MIRRAD control Arcadia Spectacular’s Dragonfly visuals with Avolites Diamond 9

An Avolites Diamond 9 lighting console and AI Qgen media server helps MIRRAD control lighting and video for Arcadia Spectacular’s Dragonfly at Glastonbury Festival 2024. Photo: Steve Bright

An Avolites’ D9 console and AI Qgen media servers running Synergy protocol were at the heart of lighting and video control for Arcadia Spectacular’s Dragonfly at Glastonbury Festival 2024.

Originated and designed by Creative Director, Pip Rush and Technical Director, Bert Cole, the 30m-long, 8.5m-high biomechanical Dragonfly is built from an ex Royal Navy Sea King helicopter and was surrounded by a 50,000-capacity evolved geometric ‘energy field’ at the festival.

The sculpture ‘awakened’ every night of Glasto at 23:30pm, presenting Warraloo – a breathtaking nine-minute show developed by Arcadia in collaboration with the Wadjuk Noongar nation of Western Australia and based on the Dragonfly’s pupation cycle.

The Dragonfly head is covered with over 200 custom hexagonal and pentagonal LED screens, the legs were pixel mapped, the body was projection mapped, and over 200 lighting and LED pixel fixtures were rigged on the construction and dotted around the Arcadia arena, all vital elements of the production lighting scheme created by Dave Cohen of MIRRAD, who was also responsible for designing and supplying the full lighting and visual control system and all the related integration.

In addition to the Dragonfly, four sets of scenic bull-rush podiums, also created from recycled scrap metal, circled the space, two of them doubling as performance areas for elements of the timecoded show. Six 11m-high lighting towers were positioned around the outside of the arena, rigged with – among other lighting fixtures – six of Robe’s new searchlight style laser-lightsource iBOLTS.

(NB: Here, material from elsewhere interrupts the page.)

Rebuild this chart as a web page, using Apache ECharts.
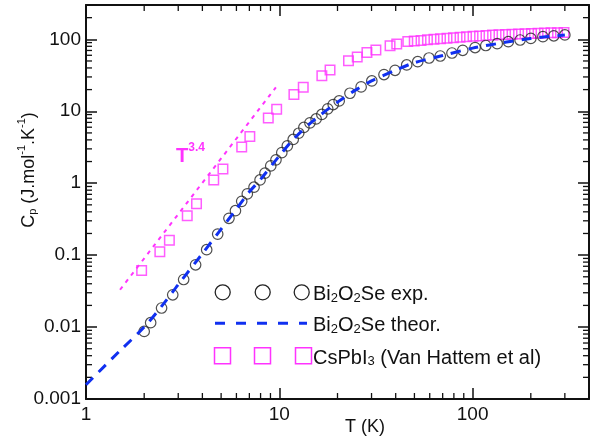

Cohen explained that lighting for the event was 95% operated live or busked – only the Arcadia shows were timecoded, so with operating sessions of five hours or more, the Avolites D9-330 was his desk of choice for this style of operation. “It is absolutely the best option” to combine busking and cue stacking as well as facilitating the seamless live operation of lighting and video.

Cohen and MIRRAD’s Sam Werrett operated Arcadia’s lighting for all artists across the Glastonbury weekend working in close conjunction with the live visuals team featuring Australian artists, Peter Walker and Brad Hammond, who used Touch Designer and Unity to bake the visuals on to a UV map, which was mixed by Joe Crossley from Astralprojekt using a MIDI controller.

Werrett harnessed D9 features like Timeline, Timecoded Cue Lists, Pixel Mapper, among others. Align made it straightforward to copy all the positional and other fixture information from – in this case – one tower and apply it to another, which saved time when dealing the parts of the lighting rig hidden from the FOH position which was side-on to the Dragonfly – rather than having to adjust every light.

The D9 console’s rotary playback faders were utilised to execute some on-the-fly safety parameters like dimming strobes or lighting that might inadvertently get in performer faces during the live shows.

Using Avolites Synergy to unite the worlds of video and lighting control enabled Cohen and Werrett to see the NDI previews of the visuals being created and instantly match or contrast colour-wise with lighting and crossfade between outputting lighting and video feeds. “Avo’s history is in live operation and the D9’s versatility meant we could keep the show fresh and invigorated with new looks and combinations even after a 5-hour plus operating shift,” Werrett remarked.

All the timecoded parts were pre-visualised in WYSIWYG – using a model of the helicopter – and fine-tuned on site, and they also had a WYG set up on site, networked to the FOH which enabled video and lighting and video to be processed in the same previsualisation environment.

The two D9 consoles – live and backup – were run in multi-user mode, allowing looks, combinations and effects to be prepared and trialled on one and then output on the other as the evening progressed. Coordinating the AI media server side of the control for MIRRAD was Arran Rothwell-Eyre, one of the original team behind AI, and Greg Haynes from Avo provided additional technical support. The LED screen design and installation for the head of the helicopter was created by Ben Vaughan and Video Illusions.

Arcadia Technical Production Manager, Katie Davies, commented: “It’s great to work with a team who just really get what we are trying to do, and with whom we can build on the knowledge and experience of previous years and stage designs.”